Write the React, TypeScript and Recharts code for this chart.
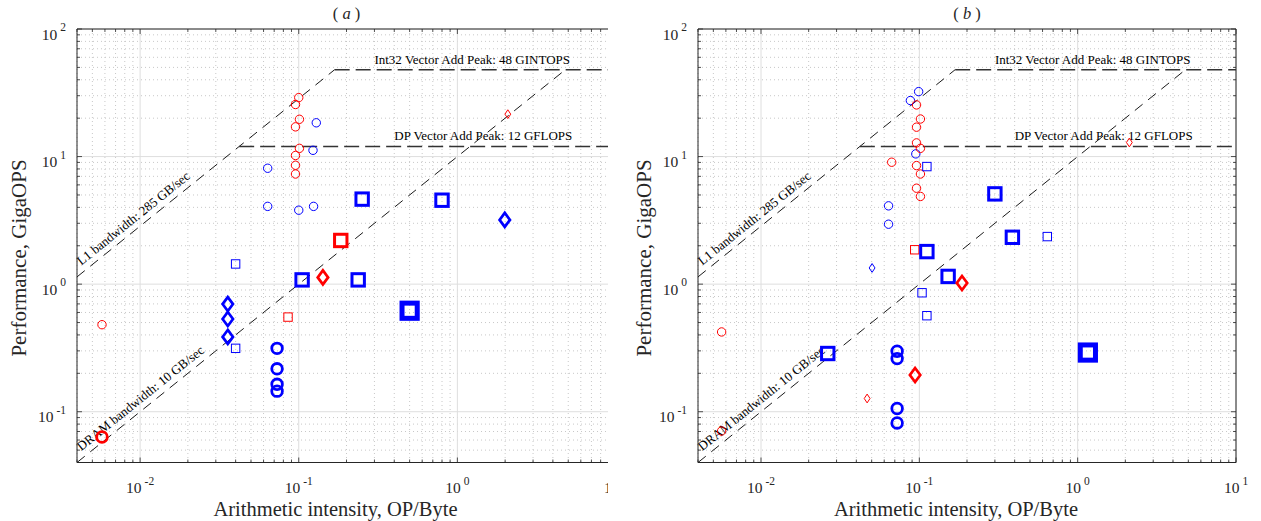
import React from 'react';
import {
  ScatterChart,
  Scatter,
  XAxis,
  YAxis,
  CartesianGrid,
  ReferenceLine,
  ReferenceDot,
} from 'recharts';

type Pt = [number, number];

// Panel (a) measurements: [arithmetic intensity OP/Byte, GigaOPS]
const aRedSmallCircles: Pt[] = [
  [0.1, 29.0], [0.0954, 25.6], [0.101, 19.6], [0.0954, 17.1], [0.101, 11.6],
  [0.0954, 10.2], [0.0954, 8.55], [0.0954, 7.3], [0.00575, 0.481],
];
const aBlueSmallCircles: Pt[] = [
  [0.129, 18.4], [0.123, 11.2], [0.0637, 8.1], [0.0637, 4.07], [0.1, 3.8], [0.124, 4.07],
];
const aRedSmallDiamonds: Pt[] = [[2.08, 21.5]];
const aBlueSquares: Pt[] = [[0.251, 4.64], [0.8, 4.55], [0.105, 1.08], [0.237, 1.08]];
const aBlueDiamonds: Pt[] = [[1.99, 3.19], [0.0357, 0.698], [0.0357, 0.533], [0.0357, 0.386]];
const aRedSquares: Pt[] = [[0.184, 2.2]];
const aBlueSmallSquares: Pt[] = [[0.04, 1.44], [0.04, 0.314]];
const aRedDiamonds: Pt[] = [[0.142, 1.13]];
const aBlueHeavySquares: Pt[] = [[0.5, 0.619]];
const aRedSmallSquares: Pt[] = [[0.0856, 0.552]];
const aBlueCircles: Pt[] = [[0.073, 0.314], [0.073, 0.217], [0.073, 0.164], [0.073, 0.145]];
const aRedCircles: Pt[] = [[0.00575, 0.0634]];

// Panel (b) measurements
const bBlueSmallCircles: Pt[] = [
  [0.099, 32.3], [0.0878, 27.5], [0.095, 10.5], [0.0639, 4.11], [0.0639, 2.95],
];
const bRedSmallCircles: Pt[] = [
  [0.096, 25.4], [0.1016, 19.7], [0.096, 17.0], [0.096, 12.8], [0.1016, 11.6],
  [0.0669, 9.03], [0.096, 8.5], [0.1016, 7.3], [0.096, 5.65], [0.1016, 4.87],
  [0.00564, 0.422], [0.00564, 0.0706],
];
const bRedSmallDiamonds: Pt[] = [[2.12, 12.9], [0.0468, 0.127]];
const bBlueSmallSquares: Pt[] = [[0.1116, 8.35], [0.643, 2.36], [0.104, 0.856], [0.1116, 0.566]];
const bBlueSquares: Pt[] = [[0.3, 5.1], [0.387, 2.33], [0.1116, 1.8], [0.152, 1.15], [0.0264, 0.286]];
const bRedSmallSquares: Pt[] = [[0.0935, 1.86]];
const bBlueSmallDiamonds: Pt[] = [[0.0503, 1.34]];
const bRedDiamonds: Pt[] = [[0.186, 1.02], [0.094, 0.194]];
const bBlueCircles: Pt[] = [[0.0724, 0.298], [0.0724, 0.261], [0.0724, 0.106], [0.0724, 0.0817]];
const bBlueHeavySquares: Pt[] = [[1.16, 0.291]];

// roofline parameters
const L1_BW = 285; // GB/sec
const DRAM_BW = 10; // GB/sec
const INT_PEAK = 48; // GINTOPS
const DP_PEAK = 12; // GFLOPS

const X_DOMAIN: [number, number] = [0.004, 10];
const Y_DOMAIN: [number, number] = [0.04, 100];
const X_DECADES = [0.01, 0.1, 1, 10];
const Y_DECADES = [0.1, 1, 10, 100];
const MINOR_STEPS = [2, 3, 4, 5, 6, 7, 8, 9];

const RED = '#ff0000';
const BLUE = '#0000ff';
const AXIS_COLOR = '#262626';
const FONT = '"Liberation Serif", "Times New Roman", serif';

const CHART_H = 521;
const PLOT_TOP = 29;
const X_AXIS_H = 58.5;
const PLOT_H = CHART_H - PLOT_TOP - X_AXIS_H;
const Y_AXIS_W = 77;

const inRange = (v: number, d: [number, number]) => v >= d[0] * 0.9999 && v <= d[1] * 1.0001;
const minorOf = (decades: number[], d: [number, number]) =>
  [decades[0] / 10, ...decades]
    .flatMap((dec) => MINOR_STEPS.map((s) => s * dec))
    .filter((v) => inRange(v, d));

const xMinor = minorOf(X_DECADES, X_DOMAIN);
const yMinor = minorOf(Y_DECADES, Y_DOMAIN);
const xTicks = [...X_DECADES, ...xMinor].sort((a, b) => a - b);
const yTicks = [...Y_DECADES, ...yMinor].sort((a, b) => a - b);

const isDecade = (v: number) => {
  const l = Math.log10(v);
  return Math.abs(l - Math.round(l)) < 1e-6;
};

type MarkerKind = 'smallCircle' | 'circle' | 'smallSquare' | 'square' | 'heavySquare' | 'smallDiamond' | 'diamond';

function Marker({ cx, cy, kind, color }: { cx: number; cy: number; kind: MarkerKind; color: string }) {
  if (cx == null || cy == null) return null;
  const common = { fill: 'none', stroke: color };
  switch (kind) {
    case 'smallCircle':
      return <circle cx={cx} cy={cy} r={4.2} strokeWidth={1} {...common} />;
    case 'circle':
      return <circle cx={cx} cy={cy} r={5.3} strokeWidth={2.8} {...common} />;
    case 'smallSquare':
      return <rect x={cx - 4.2} y={cy - 4.2} width={8.4} height={8.4} strokeWidth={1} {...common} />;
    case 'square':
      return <rect x={cx - 6.2} y={cy - 6.2} width={12.4} height={12.4} strokeWidth={3} {...common} />;
    case 'heavySquare':
      return <rect x={cx - 7.6} y={cy - 7.6} width={15.2} height={15.2} strokeWidth={5} {...common} />;
    case 'smallDiamond':
      return (
        <polygon
          points={`${cx},${cy - 4.4} ${cx + 2.9},${cy} ${cx},${cy + 4.4} ${cx - 2.9},${cy}`}
          strokeWidth={1}
          {...common}
        />
      );
    case 'diamond':
    default:
      return (
        <polygon
          points={`${cx},${cy - 7} ${cx + 5.2},${cy} ${cx},${cy + 7} ${cx - 5.2},${cy}`}
          strokeWidth={2.7}
          {...common}
        />
      );
  }
}

interface SeriesDef {
  data: Pt[];
  color: string;
  marker: MarkerKind;
}

const PANEL_A: SeriesDef[] = [
  { data: aRedSmallCircles, color: RED, marker: 'smallCircle' },
  { data: aBlueSmallCircles, color: BLUE, marker: 'smallCircle' },
  { data: aRedSmallDiamonds, color: RED, marker: 'smallDiamond' },
  { data: aBlueSmallSquares, color: BLUE, marker: 'smallSquare' },
  { data: aRedSmallSquares, color: RED, marker: 'smallSquare' },
  { data: aBlueSquares, color: BLUE, marker: 'square' },
  { data: aRedSquares, color: RED, marker: 'square' },
  { data: aBlueDiamonds, color: BLUE, marker: 'diamond' },
  { data: aRedDiamonds, color: RED, marker: 'diamond' },
  { data: aBlueHeavySquares, color: BLUE, marker: 'heavySquare' },
  { data: aBlueCircles, color: BLUE, marker: 'circle' },
  { data: aRedCircles, color: RED, marker: 'circle' },
];

const PANEL_B: SeriesDef[] = [
  { data: bBlueSmallCircles, color: BLUE, marker: 'smallCircle' },
  { data: bRedSmallCircles, color: RED, marker: 'smallCircle' },
  { data: bRedSmallDiamonds, color: RED, marker: 'smallDiamond' },
  { data: bBlueSmallDiamonds, color: BLUE, marker: 'smallDiamond' },
  { data: bBlueSmallSquares, color: BLUE, marker: 'smallSquare' },
  { data: bRedSmallSquares, color: RED, marker: 'smallSquare' },
  { data: bBlueSquares, color: BLUE, marker: 'square' },
  { data: bRedDiamonds, color: RED, marker: 'diamond' },
  { data: bBlueCircles, color: BLUE, marker: 'circle' },
  { data: bBlueHeavySquares, color: BLUE, marker: 'heavySquare' },
];

function XTick(props: any) {
  const { x, y, payload, plotH } = props;
  const v = payload.value as number;
  const major = isDecade(v);
  const len = major ? 5 : 3;
  return (
    <g>
      <line x1={x} x2={x} y1={y} y2={y - len} stroke={AXIS_COLOR} strokeWidth={0.8} />
      <line x1={x} x2={x} y1={y - plotH} y2={y - plotH + len} stroke={AXIS_COLOR} strokeWidth={0.8} />
      {major && (
        <text x={x} y={y + 30} textAnchor="middle" fontFamily={FONT} fontSize={15.5} fill={AXIS_COLOR}>
          10
          <tspan dx={3} dy={-8} fontSize={11.5}>
            {Math.round(Math.log10(v))}
          </tspan>
        </text>
      )}
    </g>
  );
}

function YTick(props: any) {
  const { x, y, payload, plotW } = props;
  const v = payload.value as number;
  const major = isDecade(v);
  const len = major ? 5 : 3;
  return (
    <g>
      <line x1={x} x2={x + len} y1={y} y2={y} stroke={AXIS_COLOR} strokeWidth={0.8} />
      <line x1={x + plotW} x2={x + plotW - len} y1={y} y2={y} stroke={AXIS_COLOR} strokeWidth={0.8} />
      {major && (
        <text x={x - 11} y={y + 10.5} textAnchor="end" fontFamily={FONT} fontSize={15.5} fill={AXIS_COLOR}>
          10
          <tspan dx={3} dy={-8.5} fontSize={11.5}>
            {Math.round(Math.log10(v))}
          </tspan>
        </text>
      )}
    </g>
  );
}

function Panel({
  series,
  left,
  clipWidth,
  marginRight,
}: {
  series: SeriesDef[];
  left: number;
  clipWidth: number;
  marginRight: number;
}) {
  const chartW = 640;
  const plotW = chartW - marginRight - Y_AXIS_W;
  const xDec = Math.log10(X_DOMAIN[1] / X_DOMAIN[0]);
  const yDec = Math.log10(Y_DOMAIN[1] / Y_DOMAIN[0]);
  const slopeAngle = (Math.atan(PLOT_H / yDec / (plotW / xDec)) * 180) / Math.PI;
  const x0 = X_DOMAIN[0];
  const xMax = X_DOMAIN[1];
  const labelX = 0.0045;

  const slantLabel = (text: string) => (p: any) => (
    <text
      transform={`translate(${p.cx},${p.cy}) rotate(${-slopeAngle})`}
      x={0}
      y={-6}
      fontFamily={FONT}
      fontSize={13}
      fill="#000"
    >
      {text}
    </text>
  );
  const flatLabel = (text: string) => (p: any) => (
    <text x={p.cx} y={p.cy - 6} fontFamily={FONT} fontSize={13} fill="#000">
      {text}
    </text>
  );

  return (
    <div style={{ position: 'absolute', left, top: 0, width: clipWidth, height: CHART_H, overflow: 'hidden' }}>
      <ScatterChart width={chartW} height={CHART_H} margin={{ top: PLOT_TOP, right: marginRight, bottom: 0, left: 0 }}>
        <CartesianGrid verticalValues={xMinor} horizontalValues={yMinor} stroke="#c8c8c8" strokeDasharray="1 3" />
        <CartesianGrid verticalValues={X_DECADES} horizontalValues={Y_DECADES} stroke="#dedede" />
        <XAxis
          type="number"
          dataKey="x"
          scale="log"
          domain={X_DOMAIN}
          allowDataOverflow
          ticks={xTicks}
          interval={0}
          tickLine={false}
          tickSize={0}
          tickMargin={0}
          height={X_AXIS_H}
          axisLine={{ stroke: AXIS_COLOR }}
          tick={<XTick plotH={PLOT_H} />}
        />
        <YAxis
          type="number"
          dataKey="y"
          scale="log"
          domain={Y_DOMAIN}
          allowDataOverflow
          ticks={yTicks}
          interval={0}
          tickLine={false}
          tickSize={0}
          tickMargin={0}
          width={Y_AXIS_W}
          axisLine={{ stroke: AXIS_COLOR }}
          tick={<YTick plotW={plotW} />}
        />
        <ReferenceLine y={Y_DOMAIN[1]} stroke={AXIS_COLOR} />
        <ReferenceLine x={X_DOMAIN[1]} stroke={AXIS_COLOR} />

        {/* rooflines */}
        <ReferenceLine
          segment={[{ x: x0, y: x0 * L1_BW }, { x: INT_PEAK / L1_BW, y: INT_PEAK }]}
          stroke="#000"
          strokeWidth={0.9}
          strokeDasharray="10 7"
          ifOverflow="visible"
        />
        <ReferenceLine
          segment={[{ x: x0, y: x0 * DRAM_BW }, { x: INT_PEAK / DRAM_BW, y: INT_PEAK }]}
          stroke="#000"
          strokeWidth={0.9}
          strokeDasharray="10 7"
          ifOverflow="visible"
        />
        <ReferenceLine
          segment={[{ x: INT_PEAK / L1_BW, y: INT_PEAK }, { x: xMax, y: INT_PEAK }]}
          stroke="#333"
          strokeWidth={1.5}
          strokeDasharray="15 6"
          ifOverflow="visible"
        />
        <ReferenceLine
          segment={[{ x: DP_PEAK / L1_BW, y: DP_PEAK }, { x: xMax, y: DP_PEAK }]}
          stroke="#333"
          strokeWidth={1.5}
          strokeDasharray="15 6"
          ifOverflow="visible"
        />
        <ReferenceDot x={labelX} y={labelX * L1_BW} r={0} shape={slantLabel('L1 bandwidth: 285 GB/sec')} />
        <ReferenceDot x={labelX} y={labelX * DRAM_BW} r={0} shape={slantLabel('DRAM bandwidth: 10 GB/sec')} />
        <ReferenceDot x={0.3} y={INT_PEAK} r={0} shape={flatLabel('Int32 Vector Add Peak: 48 GINTOPS')} />
        <ReferenceDot x={0.4} y={DP_PEAK} r={0} shape={flatLabel('DP Vector Add Peak: 12 GFLOPS')} />

        {series.map((s, i) => (
          <Scatter
            key={i}
            data={s.data.map(([x, y]) => ({ x, y }))}
            isAnimationActive={false}
            shape={(p: any) => <Marker cx={p.cx} cy={p.cy} kind={s.marker} color={s.color} />}
          />
        ))}
      </ScatterChart>
    </div>
  );
}

export default function App() {
  const aCenter = (Y_AXIS_W + 616) / 2;
  const bCenter = (698 + 1236) / 2;
  const yMid = 258;
  return (
    <div
      style={{
        position: 'absolute',
        left: 0,
        top: 0,
        width: 1261,
        height: 521,
        background: '#fff',
        overflow: 'hidden',
        fontFamily: FONT,
      }}
    >
      <Panel series={PANEL_A} left={0} clipWidth={608} marginRight={24} />
      <Panel series={PANEL_B} left={621} clipWidth={640} marginRight={25} />
      <svg width={1261} height={521} style={{ position: 'absolute', left: 0, top: 0, pointerEvents: 'none' }}>
        <g fontFamily={FONT} fill={AXIS_COLOR}>
          <text x={aCenter} y={19} textAnchor="middle" fontSize={16.5}>
            ( <tspan fontStyle="italic">a</tspan> )
          </text>
          <text x={bCenter} y={19} textAnchor="middle" fontSize={16.5}>
            ( <tspan fontStyle="italic">b</tspan> )
          </text>
          <text x={aCenter - 11} y={516} textAnchor="middle" fontSize={20.5}>
            Arithmetic intensity, OP/Byte
          </text>
          <text x={bCenter - 11} y={516} textAnchor="middle" fontSize={20.5}>
            Arithmetic intensity, OP/Byte
          </text>
          <text transform={`translate(26,${yMid}) rotate(-90)`} textAnchor="middle" fontSize={21}>
            Performance, GigaOPS
          </text>
          <text transform={`translate(651,${yMid}) rotate(-90)`} textAnchor="middle" fontSize={21}>
            Performance, GigaOPS
          </text>
        </g>
      </svg>
    </div>
  );
}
+--
→ **What you are asked to do**:
Leave out any pictures, please, and quote only the lines from the top of the data through the line that contains "const aRedCircles: Pt[]".

→ **Solution to this exercise**:
Write the React, TypeScript and Recharts code for this chart.
import React from 'react';
import {
  ScatterChart,
  Scatter,
  XAxis,
  YAxis,
  CartesianGrid,
  ReferenceLine,
  ReferenceDot,
} from 'recharts';

type Pt = [number, number];

// Panel (a) measurements: [arithmetic intensity OP/Byte, GigaOPS]
const aRedSmallCircles: Pt[] = [
  [0.1, 29.0], [0.0954, 25.6], [0.101, 19.6], [0.0954, 17.1], [0.101, 11.6],
  [0.0954, 10.2], [0.0954, 8.55], [0.0954, 7.3], [0.00575, 0.481],
];
const aBlueSmallCircles: Pt[] = [
  [0.129, 18.4], [0.123, 11.2], [0.0637, 8.1], [0.0637, 4.07], [0.1, 3.8], [0.124, 4.07],
];
const aRedSmallDiamonds: Pt[] = [[2.08, 21.5]];
const aBlueSquares: Pt[] = [[0.251, 4.64], [0.8, 4.55], [0.105, 1.08], [0.237, 1.08]];
const aBlueDiamonds: Pt[] = [[1.99, 3.19], [0.0357, 0.698], [0.0357, 0.533], [0.0357, 0.386]];
const aRedSquares: Pt[] = [[0.184, 2.2]];
const aBlueSmallSquares: Pt[] = [[0.04, 1.44], [0.04, 0.314]];
const aRedDiamonds: Pt[] = [[0.142, 1.13]];
const aBlueHeavySquares: Pt[] = [[0.5, 0.619]];
const aRedSmallSquares: Pt[] = [[0.0856, 0.552]];
const aBlueCircles: Pt[] = [[0.073, 0.314], [0.073, 0.217], [0.073, 0.164], [0.073, 0.145]];
const aRedCircles: Pt[] = [[0.00575, 0.0634]];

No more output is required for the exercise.